Untuk itu Thahir menyarankan mereduksi satu kewenangan MA untuk meringankan beban MA. Kewenangan dimaksud adalah pengawasan ‘non judicial'. "Apakah masih mungkin tugas pengawasan non judicial itu diberikan kepada Mahkamah Agung? Itu persoalan besar."
Di satu sisi Thahir mengetahui bahwa dasar hukum MA melakukan pengawasan non-yudisial itu terletak pada UU No 3 Tahun 2009 tentang Mahkamah Agung dan UU No 4 Tahun 2004 tentang Kekuasaan Kehakiman. Di sisi lain, Thahir menyitir ketentuan UUD 1945 yang tak menyebutkan secara tegas bahwa MA berwenang melakukan pengawasan non yudisial.
Oleh karena itu, Thahir berpendapat pengawasan internal MA ditiadakan. Sebagai gantinya, ia mendesak agar pemerintah dan DPR memberikan kewenangan yang lebih besar kepada KY untuk mengawasi MA. "Tapi tidak cukup hanya diberikan kewenangan pengawasan. KY harus diberikan peran yang lebih besar dalam rangka menjaga dan menegakkan kehormatan hakim, keluhuran martabat dan perilaku hakim."
Di acara yang sama, Kepala Badan Pengawasan MA, M. Syarifuddin, menyanggah pendapat Thahir. Menurut dia, justru peran Badan Pengawasan MA harus lebih ditingkatkan. "Karena sesungguhnya kita yang ada di badan pengawasan ini dapat menjangkau dengan cepat melalui pengadilan tingkat banding dan tingkat pertama dimana penyimpangan-penyimpangan ini terjadi."
Sejauh ini, aku Syarifuddin, Badan Pengawasan yang terdiri dari 27 orang telah melakukan pengawasan secara instensif. "Terkadang nggak sempat pulang. Hanya menerima koper pakaian kotor dan koper pakaian bersih diantar oleh istri di bandara. Langsung berangkat ke tempat tugas untuk pengawasan ini."

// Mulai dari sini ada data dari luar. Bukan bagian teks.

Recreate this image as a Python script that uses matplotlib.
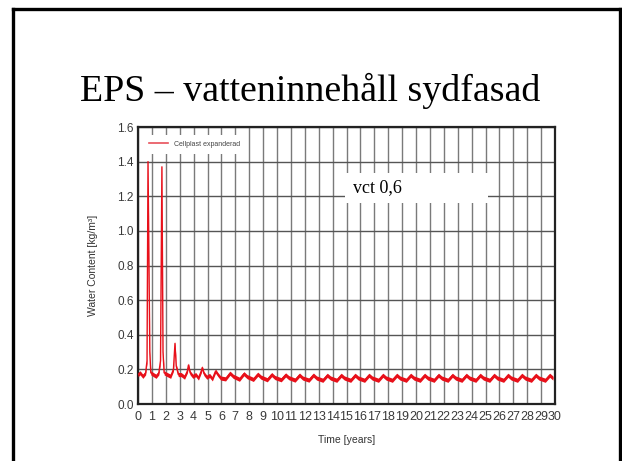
# EPS - vatteninnehåll sydfasad (slide with WUFI-like chart)
import numpy as np
import matplotlib
matplotlib.use("Agg")
import matplotlib.pyplot as plt
from matplotlib.lines import Line2D
from matplotlib.patches import Rectangle

# === Data ===
time_yr = [
    0.00, 0.15, 0.35, 0.55, 0.65, 0.72, 0.85, 0.92,
    1.10, 1.30, 1.50, 1.62, 1.72, 1.80, 1.88,
    2.10, 2.35, 2.55, 2.66, 2.75, 2.90,
    3.10, 3.35, 3.55, 3.63, 3.75, 3.95,
    4.15, 4.35, 4.55, 4.62, 4.75, 4.95,
    5.15, 5.35, 5.58, 5.75, 5.95,
    6.30, 6.62, 6.85,
    7.30, 7.62, 7.85,
    8.30, 8.62, 8.85,
    9.30, 9.62, 9.85,
    10.30, 10.62, 10.85,
    11.30, 11.62, 11.85,
    12.30, 12.62, 12.85,
    13.30, 13.62, 13.85,
    14.30, 14.62, 14.85,
    15.30, 15.62, 15.85,
    16.30, 16.62, 16.85,
    17.30, 17.62, 17.85,
    18.30, 18.62, 18.85,
    19.30, 19.62, 19.85,
    20.30, 20.62, 20.85,
    21.30, 21.62, 21.85,
    22.30, 22.62, 22.85,
    23.30, 23.62, 23.85,
    24.30, 24.62, 24.85,
    25.30, 25.62, 25.85,
    26.30, 26.62, 26.85,
    27.30, 27.62, 27.85,
    28.30, 28.62, 28.85,
    29.30, 29.62, 29.85,
]
water_content = [
    0.17, 0.18, 0.16, 0.18, 0.25, 1.40, 0.30, 0.18,
    0.17, 0.16, 0.18, 0.25, 1.37, 0.30, 0.18,
    0.17, 0.16, 0.20, 0.35, 0.22, 0.17,
    0.17, 0.155, 0.19, 0.225, 0.18, 0.16,
    0.17, 0.15, 0.19, 0.21, 0.175, 0.155,
    0.165, 0.145, 0.19, 0.17, 0.15,
    0.145, 0.178, 0.16,
    0.143, 0.175, 0.158,
    0.142, 0.172, 0.155,
    0.14, 0.17, 0.153,
    0.14, 0.168, 0.152,
    0.138, 0.167, 0.15,
    0.138, 0.167, 0.15,
    0.137, 0.166, 0.15,
    0.137, 0.166, 0.15,
    0.137, 0.166, 0.15,
    0.137, 0.166, 0.15,
    0.137, 0.166, 0.15,
    0.137, 0.166, 0.15,
    0.137, 0.166, 0.15,
    0.137, 0.166, 0.15,
    0.137, 0.166, 0.15,
    0.137, 0.166, 0.15,
    0.137, 0.166, 0.15,
    0.137, 0.166, 0.15,
    0.137, 0.166, 0.15,
    0.137, 0.166, 0.15,
    0.137, 0.166, 0.15,
    0.137, 0.166, 0.15,
    0.137, 0.166, 0.15,
]
x_ticks = list(range(0, 31))
y_ticks = [0.0, 0.2, 0.4, 0.6, 0.8, 1.0, 1.2, 1.4, 1.6]

title = "EPS – vatteninnehåll sydfasad"
series_label = "Cellplast expanderad"
note = "vct 0,6"

# === Figure / slide ===
fig = plt.figure(figsize=(6.22, 4.61), dpi=100)
fig.patch.set_facecolor("white")

# slide border (left, top, right)
fx0, fx1, fy1 = 12.5 / 622, 619.5 / 622, 1 - 9.5 / 461
for xs, ys in [([fx0, fx0], [0, fy1]), ([fx0, fx1], [fy1, fy1]), ([fx1, fx1], [fy1, 0])]:
    fig.add_artist(Line2D(xs, ys, color="black", lw=2.4, transform=fig.transFigure))

fig.text(310 / 622, 1 - 101 / 461, title, ha="center", va="baseline",
         family="Liberation Serif", fontsize=27.3)

ax = fig.add_axes([138 / 622, 1 - 404 / 461, 417 / 622, 277 / 461])
t = np.array(time_yr)
w = np.array(water_content)

# thick band for the daily wiggle, thin line on top
ax.fill_between(t, w - 0.012, w + 0.012, color="#e8101a", lw=0, zorder=3)
ax.plot(t, w, color="#e8101a", lw=1.0, zorder=4, label=series_label)

ax.set_xlim(0, 30)
ax.set_ylim(0, 1.6)
ax.set_xticks(x_ticks)
ax.set_yticks(y_ticks)
ax.set_yticklabels([f"{v:.1f}" for v in y_ticks])
ax.tick_params(axis="both", length=0, colors="#3a3a3a")
ax.tick_params(axis="x", pad=5, labelsize=9)
ax.tick_params(axis="y", pad=3, labelsize=8.5)
for lab in ax.get_xticklabels() + ax.get_yticklabels():
    lab.set_family("Liberation Sans")

ax.xaxis.grid(True, color="#7a7a7a", lw=1.0, zorder=1)
ax.yaxis.grid(True, color="#555555", lw=1.0, zorder=1)
ax.set_axisbelow(True)
for sp in ax.spines.values():
    sp.set_color("#222222")
    sp.set_linewidth(1.6)

ax.set_xlabel("Time [years]", family="Liberation Sans", fontsize=7.5,
              color="#333333", labelpad=9)
ax.set_ylabel("Water Content [kg/m³]", family="Liberation Sans", fontsize=7.5,
              color="#333333", labelpad=14)

leg = ax.legend(loc="upper left", bbox_to_anchor=(0.002, 0.985),
                frameon=True, fancybox=False, handlelength=2.8, borderpad=0.9,
                prop={"family": "Liberation Sans", "size": 5})
leg.get_frame().set_facecolor("white")
leg.get_frame().set_edgecolor("none")
leg.get_frame().set_alpha(1)
for h in leg.get_lines():
    h.set_color("#e8505a")
    h.set_linewidth(1.2)
for txt in leg.get_texts():
    txt.set_color("#444444")

# white note box
ax.add_patch(Rectangle((0.496, 0.726), 0.343, 0.108, transform=ax.transAxes,
                       facecolor="white", edgecolor="none", zorder=5))
ax.text(0.516, 0.78, note, transform=ax.transAxes, va="center", ha="left",
        family="Liberation Serif", fontsize=13, zorder=6)

fig.savefig("out.png", dpi=100)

Bahkan, lanjut Syarifuddin, tiap 3 bulan sekali hasil kerja Badan Pengawas selalu dipublikasikan lewat website Mahkamah Agung. Ia juga mengungkapkan data di tahun 2008, Badan Pengawasan sudah melakukan tindakan kepada 92 personil pengadilan yang 38 diantaranya adalah hakim. Selebihnya adalah panitera, panitera muda dan pejabat lainnya. Sementara dari periode Januari 2009-Juni 2009 Badan Pengawasan telah menindak 90 personilnya yang 40 orang diantaranya adalah hakim.
Pertanyakan Data
Ketua Badan Pengurus YLBHI, Patra M Zein mempertanyakan data angka yang diungkapkan oleh Syarifuddin. "Kalau informasi ini benar, ada dua kemungkinan. Pertama pengawasan internal dan eksternal oleh MA da KY sudah berjalan baik. Dari ribuan hakim hanya 90 yang saat ini dinyatakan dalam website MA itu telah melanggar kode etik. Masyarakat sangat mengapresiasi. Problemnya justru kalau tidak semua kasus dan pengaduan dan penyimpangan ditindak lanjuti atau diketahui."
Menanggapi pendapat Patra, Syarifuddin menyatakan bahwa dia belum puas dengan kerja timnya. "Ya jelas kita belum merasa puas. Seperti yang saya sampaikan tadi kita inginkan dengan semakin efektifnya pengawasan ini maka laporan itu semakin lama semakin berkurang. Dengan efektifnya pengawasan, yang tidak baik-tidak baiknya itu tersaring semua. Kita ingin seperti itu. Kalo laporannya banyak artinya pengawasannya belum maksimal jadi kita harus terus lagi."
Pengamat sekaligus praktisi hukum Bambang Wijoyanto dalam acara yang sama juga sempat mengkritik pengawasan yang selama ini dilakukan. Menurutnya pengawasan yang dijalankan saat ini, lebih mencari-cari kesalahan daripada menemukan solusi untuk kemajuan. "Bicara soal pengawasan agak harus hati-hati. Dalam banyak sistem pengawasan, tujuan pengawasan adalah mencari kesalahan. Jarang sekali yang namanya tujuan menemukan kelemahan di dalam sistem dan mencari solusi untuk kelemahan itu. Pengawasan kita ke depan mau bagaimana? Mau tetap cari-cari kesalahan atau membangun sebuah sistem yang tidak perlu lagi terjadi kesalahan yang serupa?"